For the entries below, how many lines include the word "chart"? Give the figure and nothing more.

++++++++

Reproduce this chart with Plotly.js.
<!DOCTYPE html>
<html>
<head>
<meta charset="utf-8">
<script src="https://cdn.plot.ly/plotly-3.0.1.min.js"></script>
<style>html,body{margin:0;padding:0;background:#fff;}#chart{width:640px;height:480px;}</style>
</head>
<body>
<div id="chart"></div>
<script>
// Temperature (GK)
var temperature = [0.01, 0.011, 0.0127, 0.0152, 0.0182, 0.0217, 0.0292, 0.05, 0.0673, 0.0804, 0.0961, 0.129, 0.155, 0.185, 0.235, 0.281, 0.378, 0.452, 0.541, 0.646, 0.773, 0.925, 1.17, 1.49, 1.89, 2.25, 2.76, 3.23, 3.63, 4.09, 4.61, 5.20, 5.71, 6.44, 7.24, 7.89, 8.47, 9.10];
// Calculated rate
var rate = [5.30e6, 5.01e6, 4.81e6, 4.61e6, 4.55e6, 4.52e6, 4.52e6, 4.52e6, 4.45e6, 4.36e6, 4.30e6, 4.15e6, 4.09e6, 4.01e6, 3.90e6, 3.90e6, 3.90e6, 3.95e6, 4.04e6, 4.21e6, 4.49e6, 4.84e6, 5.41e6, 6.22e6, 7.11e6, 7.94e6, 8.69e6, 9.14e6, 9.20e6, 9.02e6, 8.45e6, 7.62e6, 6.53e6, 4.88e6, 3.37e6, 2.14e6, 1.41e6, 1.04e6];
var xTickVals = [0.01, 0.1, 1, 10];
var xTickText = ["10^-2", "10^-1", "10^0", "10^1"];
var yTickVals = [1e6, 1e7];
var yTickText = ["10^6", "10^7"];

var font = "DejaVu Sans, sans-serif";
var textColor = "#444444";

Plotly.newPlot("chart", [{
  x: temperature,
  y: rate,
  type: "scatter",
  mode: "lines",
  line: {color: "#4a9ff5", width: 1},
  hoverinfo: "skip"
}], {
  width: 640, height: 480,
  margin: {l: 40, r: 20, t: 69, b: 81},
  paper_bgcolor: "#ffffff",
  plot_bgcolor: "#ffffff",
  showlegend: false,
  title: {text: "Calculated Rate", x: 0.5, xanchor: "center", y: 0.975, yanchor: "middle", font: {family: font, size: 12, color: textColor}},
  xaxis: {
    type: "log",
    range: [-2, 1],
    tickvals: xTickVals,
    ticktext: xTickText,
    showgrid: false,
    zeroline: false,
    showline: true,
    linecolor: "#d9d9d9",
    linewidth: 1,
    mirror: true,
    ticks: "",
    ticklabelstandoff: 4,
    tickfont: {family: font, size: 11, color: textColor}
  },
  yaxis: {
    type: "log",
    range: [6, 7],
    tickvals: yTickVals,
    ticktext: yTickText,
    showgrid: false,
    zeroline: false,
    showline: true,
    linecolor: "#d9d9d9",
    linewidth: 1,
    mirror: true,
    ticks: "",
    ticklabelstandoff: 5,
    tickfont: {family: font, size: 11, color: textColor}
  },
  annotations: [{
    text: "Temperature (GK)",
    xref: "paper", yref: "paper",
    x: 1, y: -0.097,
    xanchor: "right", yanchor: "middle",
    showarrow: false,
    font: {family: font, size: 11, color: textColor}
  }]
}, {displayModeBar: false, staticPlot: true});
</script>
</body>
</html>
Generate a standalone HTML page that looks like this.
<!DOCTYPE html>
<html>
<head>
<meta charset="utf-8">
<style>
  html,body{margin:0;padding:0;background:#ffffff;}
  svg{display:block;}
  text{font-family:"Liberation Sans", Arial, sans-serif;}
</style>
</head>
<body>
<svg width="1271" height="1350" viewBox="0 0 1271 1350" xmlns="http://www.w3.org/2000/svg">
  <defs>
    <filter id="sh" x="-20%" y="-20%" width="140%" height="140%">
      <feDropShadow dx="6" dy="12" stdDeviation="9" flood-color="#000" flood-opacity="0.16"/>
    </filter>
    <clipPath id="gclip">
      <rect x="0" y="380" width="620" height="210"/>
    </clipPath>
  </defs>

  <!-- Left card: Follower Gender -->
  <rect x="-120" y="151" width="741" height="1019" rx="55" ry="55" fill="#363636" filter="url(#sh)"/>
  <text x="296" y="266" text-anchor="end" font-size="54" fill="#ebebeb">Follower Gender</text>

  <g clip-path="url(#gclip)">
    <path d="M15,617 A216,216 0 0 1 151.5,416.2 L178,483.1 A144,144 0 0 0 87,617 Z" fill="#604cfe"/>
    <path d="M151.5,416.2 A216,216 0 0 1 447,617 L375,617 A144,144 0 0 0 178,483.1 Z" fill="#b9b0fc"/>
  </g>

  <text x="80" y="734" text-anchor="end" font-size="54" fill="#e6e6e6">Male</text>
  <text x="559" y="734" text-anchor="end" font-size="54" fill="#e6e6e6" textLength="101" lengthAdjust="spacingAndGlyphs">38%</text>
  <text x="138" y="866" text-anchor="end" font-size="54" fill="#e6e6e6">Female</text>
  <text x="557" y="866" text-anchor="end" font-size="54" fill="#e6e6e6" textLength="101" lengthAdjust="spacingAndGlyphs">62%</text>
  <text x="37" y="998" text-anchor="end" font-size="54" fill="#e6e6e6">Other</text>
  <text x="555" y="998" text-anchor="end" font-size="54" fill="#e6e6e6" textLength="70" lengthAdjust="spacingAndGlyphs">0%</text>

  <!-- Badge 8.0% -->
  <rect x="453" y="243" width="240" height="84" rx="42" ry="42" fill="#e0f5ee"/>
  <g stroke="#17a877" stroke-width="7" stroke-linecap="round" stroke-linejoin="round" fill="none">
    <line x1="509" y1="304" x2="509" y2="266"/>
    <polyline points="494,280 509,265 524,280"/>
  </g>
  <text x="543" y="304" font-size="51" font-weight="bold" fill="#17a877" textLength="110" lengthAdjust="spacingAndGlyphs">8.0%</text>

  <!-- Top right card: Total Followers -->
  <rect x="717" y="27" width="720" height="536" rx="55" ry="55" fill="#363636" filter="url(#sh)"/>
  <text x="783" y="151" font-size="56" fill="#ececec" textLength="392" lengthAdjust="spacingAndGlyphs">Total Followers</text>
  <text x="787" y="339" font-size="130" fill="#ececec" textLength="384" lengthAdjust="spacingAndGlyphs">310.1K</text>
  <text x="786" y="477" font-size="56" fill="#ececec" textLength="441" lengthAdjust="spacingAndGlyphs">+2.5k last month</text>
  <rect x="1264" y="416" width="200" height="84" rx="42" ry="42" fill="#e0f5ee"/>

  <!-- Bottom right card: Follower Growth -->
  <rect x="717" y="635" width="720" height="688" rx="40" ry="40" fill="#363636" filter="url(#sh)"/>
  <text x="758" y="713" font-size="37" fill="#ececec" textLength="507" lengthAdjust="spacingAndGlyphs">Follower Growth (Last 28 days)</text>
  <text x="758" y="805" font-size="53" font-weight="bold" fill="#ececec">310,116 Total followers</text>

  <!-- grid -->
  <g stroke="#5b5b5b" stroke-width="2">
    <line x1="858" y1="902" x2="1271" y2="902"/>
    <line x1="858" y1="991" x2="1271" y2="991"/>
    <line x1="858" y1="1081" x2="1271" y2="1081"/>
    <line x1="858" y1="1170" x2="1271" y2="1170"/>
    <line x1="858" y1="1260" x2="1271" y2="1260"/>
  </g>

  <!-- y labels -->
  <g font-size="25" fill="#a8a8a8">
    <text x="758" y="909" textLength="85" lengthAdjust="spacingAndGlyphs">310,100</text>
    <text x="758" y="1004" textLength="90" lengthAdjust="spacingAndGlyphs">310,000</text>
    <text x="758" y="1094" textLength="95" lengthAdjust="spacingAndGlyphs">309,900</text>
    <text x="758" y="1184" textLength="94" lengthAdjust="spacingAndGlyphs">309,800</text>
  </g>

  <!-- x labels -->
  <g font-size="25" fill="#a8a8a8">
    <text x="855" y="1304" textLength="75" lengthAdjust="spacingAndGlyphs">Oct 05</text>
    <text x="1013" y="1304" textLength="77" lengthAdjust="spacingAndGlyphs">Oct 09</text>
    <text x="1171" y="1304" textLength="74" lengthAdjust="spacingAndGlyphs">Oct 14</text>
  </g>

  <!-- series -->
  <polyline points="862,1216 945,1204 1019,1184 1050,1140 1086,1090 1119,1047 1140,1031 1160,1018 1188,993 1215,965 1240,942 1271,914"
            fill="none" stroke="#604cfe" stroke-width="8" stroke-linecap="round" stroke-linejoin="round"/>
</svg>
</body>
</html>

++++++++

RESPONSE FOR THIS EXERCISE -
4